Money awarded for affordable housing programs in South DakotaWASHINGTON – U.S. Housing and Urban Development Secretary Shaun Donovan today awarded $5,405,055 to jump start affordable housing programs in South Dakota that are currently stalled due to the current economic recession.
By: News release, U.S. Department of Housing and Urban Development
WASHINGTON – U.S. Housing and Urban Development Secretary Shaun Donovan today awarded $5,405,055 to jump start affordable housing programs in South Dakota that are currently stalled due to the current economic recession.
Funded through American Recovery and Reinvestment Act of 2009 (Recovery Act), HUD’s new Tax Credit Assistance Program (TCAP) will allow the South Dakota Housing Development Authority (SDHDA) to resume funding of affordable rental housing projects across the state while stimulating employment in the construction trades.
“The intended purpose of the American Recovery and Reinvestment Act is to jumpstart the nation’s ailing economy, with a primary focus on creating and saving jobs in the near term,” said HUD Secretary Shaun Donovan. “The funding being awarded today is an important step in achieving the goal of putting American people back to work while at the same time providing quality, affordable housing options for low-income families at a time when it is needed more than ever.”
“This Federal Recovery Act funding will provide the South Dakota Housing Development Authority (NDHFA) with critically needed funding to further State and local efforts and financing tools and resources to bring “shovel ready” projects to production, and by closing financing gaps created by the economic crisis and reduced credit pricing,” said HUD Deputy Regional Director Deborah Griswold. The SDHDA will award these TCAP funds on a competitive basis to private developers based on the criteria outlined in its State Plan, which is available on their website at www.sdhda.org
The current economic and financial crises present significant challenges for the construction industry, particularly residential construction. One of the by-products of this crisis has been the freezing of investments in the LIHTC market. Tax credits provide an incentive for investors to provide capital to developers to build multi-family rental housing for moderate- and low-income families across the nation.
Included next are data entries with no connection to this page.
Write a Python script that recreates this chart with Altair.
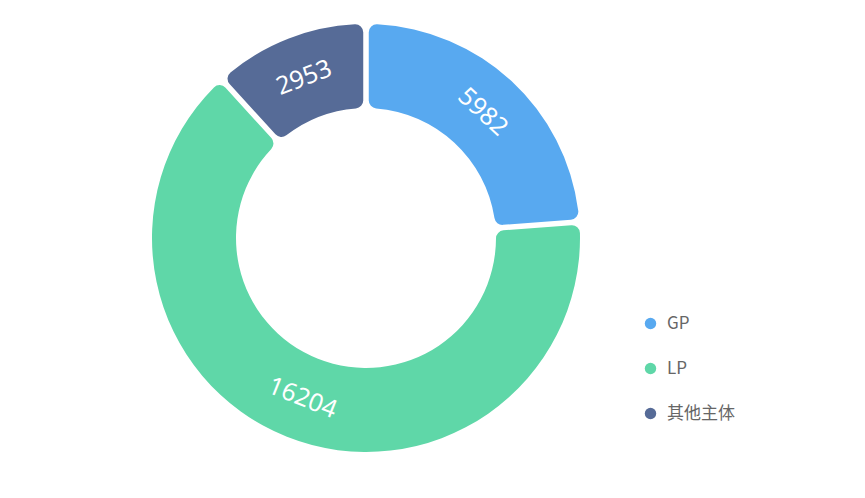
import altair as alt
import pandas as pd

categories = ["GP", "LP", "其他主体"]
values = [5982, 16204, 2953]
colors = ["#58a9f0", "#5fd7a8", "#566b97"]

df = pd.DataFrame({"cat": categories, "value": values, "idx": list(range(len(categories)))})

base = alt.Chart(df).transform_window(
    cum="sum(value)", sort=[alt.SortField("idx")]
).transform_joinaggregate(
    total="sum(value)"
).transform_calculate(
    mid="(datum.cum - datum.value/2) / datum.total * 360"
).transform_calculate(
    ang="(datum.mid > 90 && datum.mid < 270) ? datum.mid - 180 : datum.mid"
).transform_calculate(
    ang2="(datum.ang + 360) % 360"
)

cx, cy = 358, 230

arcs = base.mark_arc(
    innerRadius=130, outerRadius=214, cornerRadius=8, padAngle=0.022
).encode(
    theta=alt.Theta("value:Q", stack=True),
    order=alt.Order("idx:Q"),
    color=alt.Color(
        "cat:N",
        scale=alt.Scale(domain=categories, range=colors),
        sort=categories,
        legend=alt.Legend(
            title=None,
            orient="none",
            legendX=634,
            legendY=307,
            symbolType="circle",
            symbolSize=130,
            symbolStrokeWidth=0,
            labelFont="Noto Sans CJK SC",
            labelFontSize=17,
            labelColor="#666666",
            labelOffset=8,
            rowPadding=27,
        ),
    ),
    x=alt.value(cx),
    y=alt.value(cy),
)

labels = base.mark_text(
    radius=172, fontSize=25, color="white", font="Noto Sans", align="center", baseline="middle"
).encode(
    theta=alt.Theta("value:Q", stack=True),
    order=alt.Order("idx:Q"),
    text=alt.Text("value:Q"),
    angle=alt.Angle("ang2:Q", scale=None),
    x=alt.value(cx),
    y=alt.value(cy),
)

chart = alt.layer(arcs, labels).properties(
    width=849, height=482, autosize=alt.AutoSizeParams(type="none"), padding=0
).configure_view(stroke=None)

chart.save("out.html", embed_options={"renderer": "svg", "actions": False})
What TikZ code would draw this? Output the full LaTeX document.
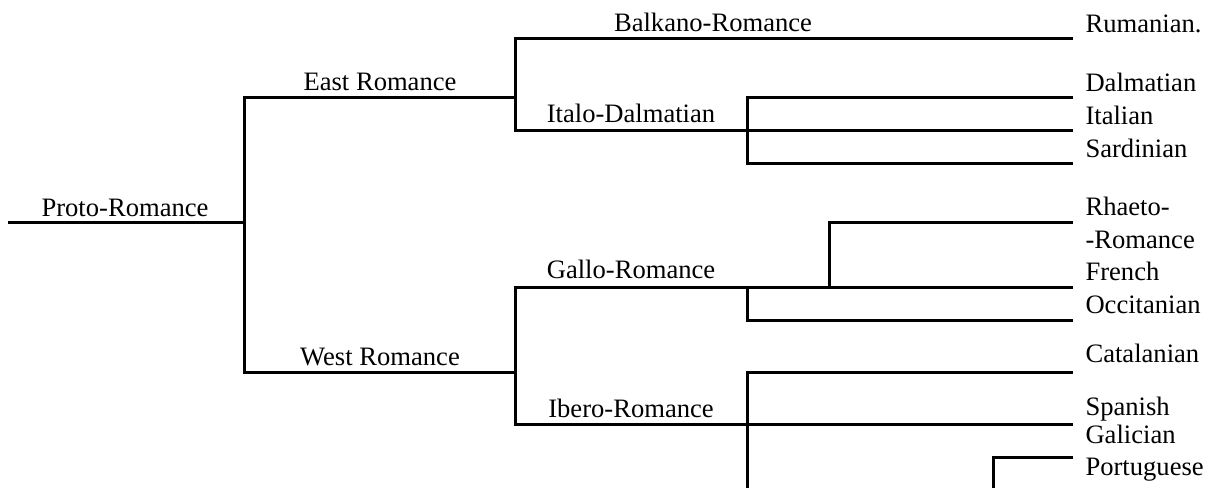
\documentclass[tikz,border=0pt]{standalone}
\usepackage{fontspec}
\setmainfont{Liberation Serif}
\begin{document}
\begin{tikzpicture}[x=0.5pt,y=-0.5pt,line width=1.5pt,
    every node/.style={font=\fontsize{13.3}{16}\selectfont,inner sep=0pt},
    group/.style={anchor=base},
    lang/.style={anchor=base west}]
      \useasboundingbox (0,0) rectangle (1209,488);
      % branch points and line ends
      \coordinate (root) at (8,222);
      \coordinate (pr) at (244,222);
      \coordinate (er) at (515,97);
      \coordinate (wr) at (515,372);
      \coordinate (id) at (747,130);
      \coordinate (gr) at (747,287);
      \coordinate (rh) at (829,287);
      \coordinate (ir) at (747,424);
      \coordinate (irb) at (747,488);
      \coordinate (gp) at (993,488);
      \coordinate (rum) at (1073,38);
      \coordinate (dal) at (1073,97);
      \coordinate (ita) at (1073,130);
      \coordinate (sar) at (1073,163);
      \coordinate (rha) at (1073,222);
      \coordinate (fre) at (1073,287);
      \coordinate (occ) at (1073,320);
      \coordinate (cat) at (1073,372);
      \coordinate (spa) at (1073,424);
      \coordinate (gal) at (1073,457);
      \draw
        (125,216) node[group] (proto){Proto-Romance}
        (380,90) node[group] (east){East Romance}
        (380,365) node[group] (west){West Romance}
        (713,31) node[group] (balkano){Balkano-Romance}
        (631,122) node[group] (italo){Italo-Dalmatian}
        (631,278) node[group] (gallo){Gallo-Romance}
        (631,417) node[group] (ibero){Ibero-Romance}
        (1084,32) node[lang] (rumanian){Rumanian.}
        (1084,91) node[lang] (dalmatian){Dalmatian}
        (1084,124) node[lang] (italian){Italian}
        (1084,157) node[lang] (sardinian){Sardinian}
        (1084,215) node[lang] (rhaeto){Rhaeto-}
        (1084,248) node[lang] (rhaeto2){-Romance}
        (1084,280) node[lang] (french){French}
        (1084,313) node[lang] (occitanian){Occitanian}
        (1084,362) node[lang] (catalanian){Catalanian}
        (1084,415) node[lang] (spanish){Spanish}
        (1084,443) node[lang] (galician){Galician}
        (1084,475) node[lang] (portuguese){Portuguese};
      \begin{scope}[-]
        \draw (root) to (pr);
        \draw (pr) |- (er);
        \draw (pr) |- (wr);
        \draw (er) |- (rum);
        \draw (er) |- (id);
        \draw (id) to (ita);
        \draw (id) |- (dal);
        \draw (id) |- (sar);
        \draw (wr) |- (gr);
        \draw (gr) to (fre);
        \draw (gr) |- (occ);
        \draw (rh) |- (rha);
        \draw (wr) |- (ir);
        \draw (ir) to (spa);
        \draw (ir) |- (cat);
        \draw (ir) to (irb);
        \draw (gp) |- (gal);
      \end{scope}
    \end{tikzpicture}
\end{document}
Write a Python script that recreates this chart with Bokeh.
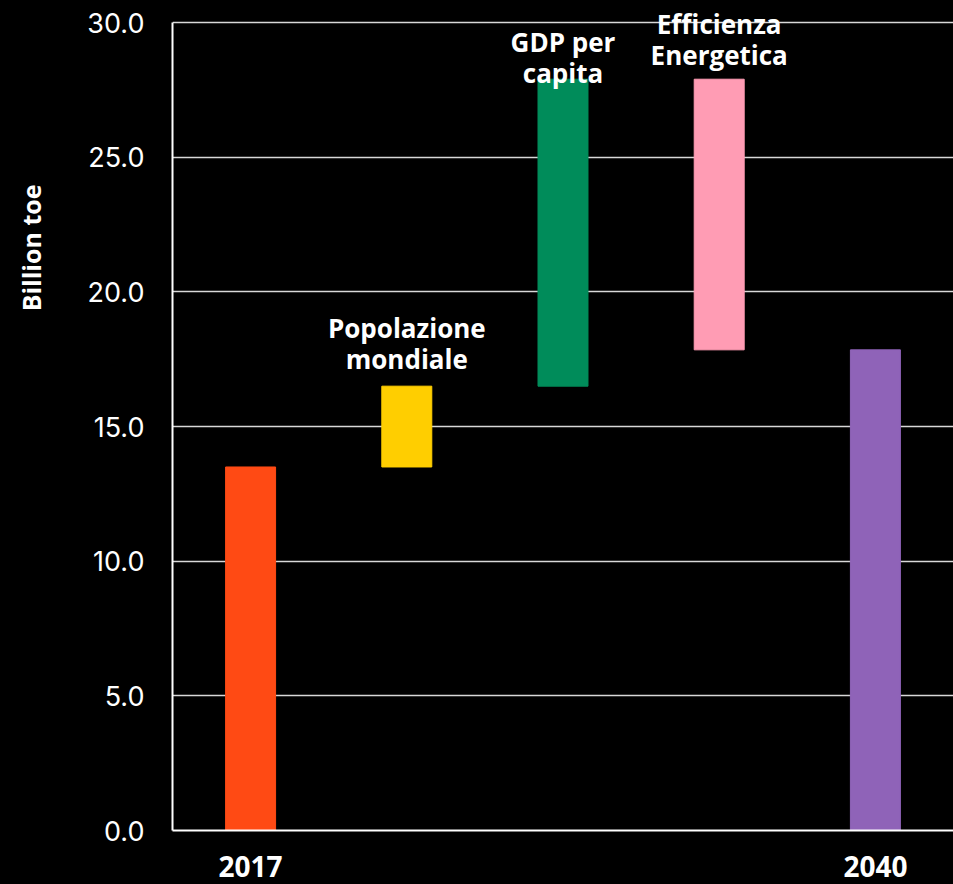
import math
from bokeh.plotting import figure
from bokeh.layouts import row
from bokeh.models import ColumnDataSource, FixedTicker, Range1d
from bokeh.core.properties import value
from bokeh.embed import file_html
from bokeh.resources import INLINE

# ---- data ----
categories = ["2017", "Popolazione mondiale", "GDP per capita", "Efficienza Energetica", "2040"]
x_labels = ["2017", "", "", "", "2040"]
bar_labels = ["", "Popolazione\nmondiale", "GDP per\ncapita", "Efficienza\nEnergetica", ""]
bottoms = [0.0, 13.5, 16.5, 17.85, 0.0]
tops = [13.5, 16.5, 27.9, 27.9, 17.85]
colors = ["#ff4a14", "#ffce00", "#008c5a", "#ff9cb4", "#8f63b8"]
label_offsets = [0, -9, 12, -6, 0]  # pixels
y_ticks = [0, 5, 10, 15, 20, 25, 30]
y_title = "Billion toe"

W, H = 953, 884
LW = 60  # width of the strip holding the y-axis title

xs = list(range(1, len(categories) + 1))
src = ColumnDataSource(dict(x=xs, bottom=bottoms, top=tops, color=colors, cat=categories))

p = figure(width=W - LW, height=H, output_backend="svg", toolbar_location=None,
           x_range=Range1d(0.5, len(categories) + 0.5), y_range=Range1d(0, 30.6),
           min_border_left=172 - LW, min_border_right=0, min_border_top=6, min_border_bottom=54,
           background_fill_color="black", border_fill_color="black")
p.outline_line_color = None

p.vbar(x="x", bottom="bottom", top="top", width=0.32, color="color", source=src)

lab_idx = [i for i, t in enumerate(bar_labels) if t]
lsrc = ColumnDataSource(dict(x=[xs[i] for i in lab_idx], y=[tops[i] for i in lab_idx],
                             text=[bar_labels[i] for i in lab_idx],
                             yo=[label_offsets[i] for i in lab_idx]))
p.text(x="x", y="y", text="text", y_offset="yo", source=lsrc,
       text_align="center", text_baseline="bottom", text_color="white",
       text_font=value("Open Sans"), text_font_style="bold", text_font_size="26px",
       text_line_height=0.87)

# axes
p.xgrid.grid_line_color = None
p.ygrid.grid_line_color = "#d8d8d8"
p.ygrid.grid_line_width = 1.5
p.yaxis.ticker = FixedTicker(ticks=y_ticks)
p.yaxis.bounds = (0, 30)
p.yaxis.major_label_overrides = {t: f"{t:.1f}" for t in y_ticks}
p.xaxis.ticker = FixedTicker(ticks=xs)
p.xaxis.major_label_overrides = {x: l for x, l in zip(xs, x_labels)}

for ax in (p.xaxis, p.yaxis):
    ax.axis_line_color = "white"
    ax.axis_line_width = 2
    ax.major_tick_line_color = None
    ax.minor_tick_line_color = None
    ax.major_tick_out = 0
    ax.major_tick_in = 0
    ax.major_label_text_color = "white"

p.yaxis.major_label_text_font = "Inter"
p.yaxis.major_label_text_font_size = "27px"
p.yaxis.major_label_standoff = 28

p.xaxis.major_label_text_font = "Open Sans"
p.xaxis.major_label_text_font_style = "bold"
p.xaxis.major_label_text_font_size = "28px"
p.xaxis.major_label_standoff = 25

# strip on the left for the y-axis title (pixel-space ranges)
t = figure(width=LW, height=H, output_backend="svg", toolbar_location=None,
           x_range=Range1d(0, LW), y_range=Range1d(0, H),
           min_border=0, background_fill_color="black", border_fill_color="black")
t.axis.visible = False
t.grid.visible = False
t.outline_line_color = None
t.text(x=[LW / 2], y=[H - 259], text=[y_title], angle=math.pi / 2,
       text_align="center", text_baseline="middle", text_color="white",
       text_font=value("Open Sans"), text_font_style="bold", text_font_size="25px")

layout = row(t, p, spacing=0, styles={"background-color": "black"})
open("out.html", "w").write(file_html(layout, INLINE))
Since the contraction of the credit market, and as traditional investors remain on the sidelines, the value of tax credits has plummeted. Consequently, as many as 1,000 projects (containing nearly 150,000 units of housing) are on hold across the country.
In response, the Recovery Act provides $2.25 billion for TCAP, a grant program to provide capital investments in these stalled Low-Income Housing Tax Credit (LIHTC) projects. HUD is awarding these TCAP grants by formula to state housing credit agencies to complete construction of qualified housing projects that will ultimately provide affordable housing to an estimated 35,000 households nationwide. Since a major purpose of this program is job creation, the Recovery Act establishes ambitious deadlines for expenditure of grant funds and requires state housing credit agencies to give priority to projects that can begin immediately and be completed by February 16, 2012.